Há empresários vizinhos que, contudo, reprovam a iniciativa do estabelecimento. Para alguns, é arriscado doar a comida. “Dizem que se alguém passar mal, eu vou ser responsabilizada. Mas em três anos de funcionamento, nunca recebi esse tipo de queixa. Eu tenho muito respeito pelo cliente. Quem chega para comer no meu restaurante é para comer comida nova. Então vou doar, porque não tenho o hábito de congelar comida. Da mesma forma que gosto de comer fresquinho, eu vou oferecer isso pro meu cliente. E o que sobra, não chamo de sobra, pois é a mesma comida que levo para minha casa”, explica a empresária.

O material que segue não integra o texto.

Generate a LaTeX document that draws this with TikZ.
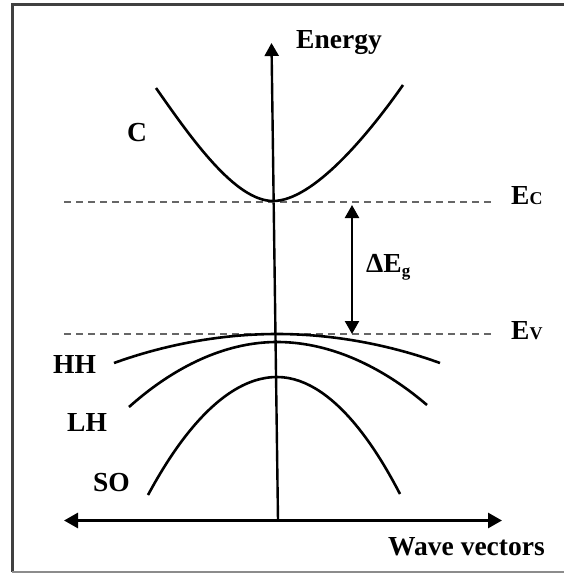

Outros comerciantes ficam incomodados com a movimentação dos sem-teto na área. Luana lamenta: “me criticam pelo fato de eu sustentar ‘marginais’, ‘bandidos’, as pessoas não pensam: ‘ela está alimentando uma pessoa que estava com fome’. Aquelas pessoas precisam saber que Deus existe. Quantos não estão ali porque não tiveram amor, família, acolhimento ou a força de vontade que tive pra vencer? Quantos? Somos muito apontados. Sozinha você não consegue fazer a diferença”.
Há quem discorde. Aos 67 anos, Seu Manuel da Silva, tem uma fala confusa, mas reiteira o óbvio: “moro não rua porque não tenho onde morar”. Em frente ao restaurante, com uma embalagem de sorvete cheia de macarrão, verduras, arroz e carne, se prepara para retirar os talheres de um saco plástico vazio de tudo que possui.“Só aqui dão comida pra gente, vai fazer três anos. Se não fosse ela, eu ia esperar para comer na Igreja, às sete da noite. Ela é especial”.